- Source data -
========
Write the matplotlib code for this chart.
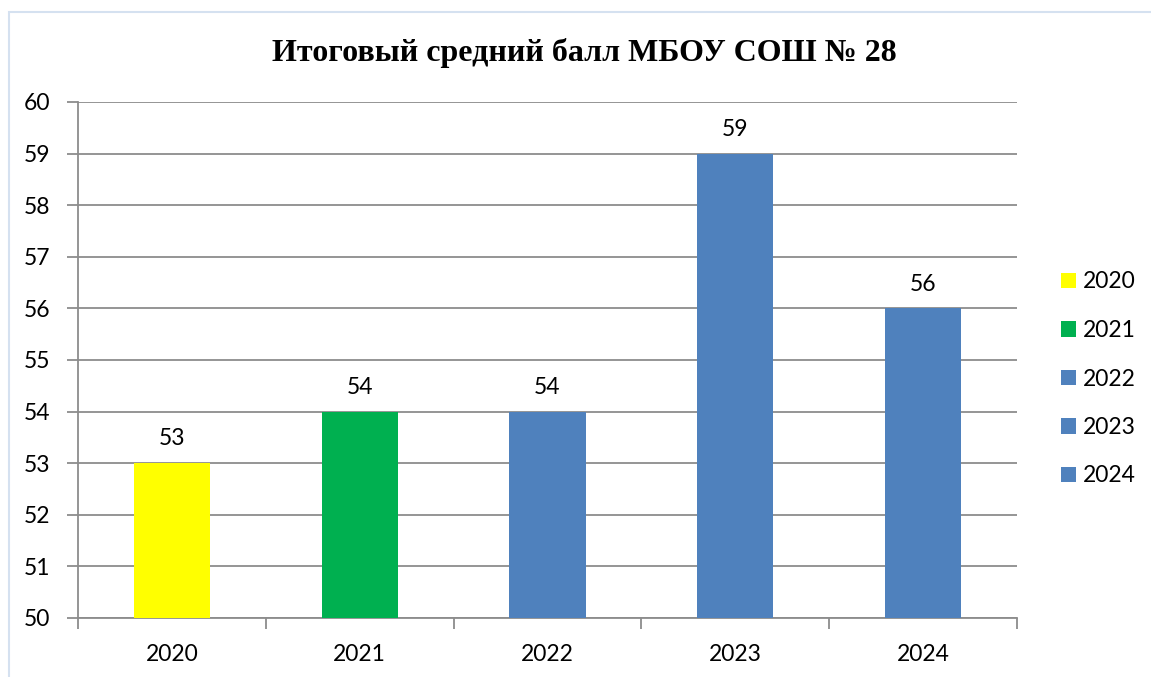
import matplotlib
matplotlib.use("Agg")
import matplotlib.pyplot as plt
from matplotlib.patches import Rectangle

years = ["2020", "2021", "2022", "2023", "2024"]
scores = [53, 54, 54, 59, 56]
colors = ["#FFFF00", "#00B050", "#4F81BD", "#4F81BD", "#4F81BD"]
title = "Итоговый средний балл МБОУ СОШ № 28"

W, H = 1151, 677
fig = plt.figure(figsize=(W / 100, H / 100), dpi=100)

# outer frame (light blue)
fig.patches.append(Rectangle((9 / W, -0.05), 1.2, 1 - 12 / H + 0.05,
                             transform=fig.transFigure, fill=False,
                             edgecolor="#D5E1F0", linewidth=1.5))

ax = fig.add_axes([78 / W, 1 - 618 / H, (1017 - 78) / W, (618 - 102) / H])
x = list(range(len(years)))
bars = ax.bar(x, scores, width=0.405, color=colors, zorder=3)

ax.set_ylim(50, 60)
ax.set_xlim(-0.5, len(years) - 0.5)
ax.set_yticks(range(50, 61))
ax.set_xticks(x)
ax.set_xticklabels(years)
ax.set_xticks([i - 0.5 for i in range(len(years) + 1)], minor=True)

for s in ["top", "right"]:
    ax.spines[s].set_visible(False)
for s in ["left", "bottom"]:
    ax.spines[s].set_color("#8C8C8C")
    ax.spines[s].set_linewidth(1.3)

ax.grid(axis="y", color="#8C8C8C", linewidth=1.3, zorder=0)
ax.tick_params(axis="y", direction="out", length=8, width=1.3, color="#8C8C8C",
               labelsize=16.5, pad=12)
ax.tick_params(axis="x", which="major", length=0, labelsize=16.5, pad=19)
ax.tick_params(axis="x", which="minor", direction="out", length=8, width=1.3,
               color="#8C8C8C")
for lab in ax.get_xticklabels() + ax.get_yticklabels():
    lab.set_fontfamily("Lato")

for xi, v in zip(x, scores):
    ax.annotate(str(v), (xi, v), xytext=(0, 10), textcoords="offset points",
                ha="center", va="bottom", fontsize=16.5, fontfamily="Lato")

fig.text(0.508, 1 - 53 / H, title, ha="center", va="center",
         fontsize=23, fontweight="bold", fontfamily="Liberation Serif")

fig.legend(bars, years, loc="center left", bbox_to_anchor=(1040 / W, 1 - 379 / H),
           frameon=False, prop={"family": "Lato", "size": 16.5},
           handlelength=0.65, handleheight=0.65, handletextpad=0.3,
           labelspacing=1.2)

fig.savefig("out.png", dpi=100)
========
The lines from the top of the data above through the one holding "средний балл МБОУ" are to be repeated exactly, and only those, with no pictures.

- Final answer -
Write the matplotlib code for this chart.
import matplotlib
matplotlib.use("Agg")
import matplotlib.pyplot as plt
from matplotlib.patches import Rectangle

years = ["2020", "2021", "2022", "2023", "2024"]
scores = [53, 54, 54, 59, 56]
colors = ["#FFFF00", "#00B050", "#4F81BD", "#4F81BD", "#4F81BD"]
title = "Итоговый средний балл МБОУ СОШ № 28"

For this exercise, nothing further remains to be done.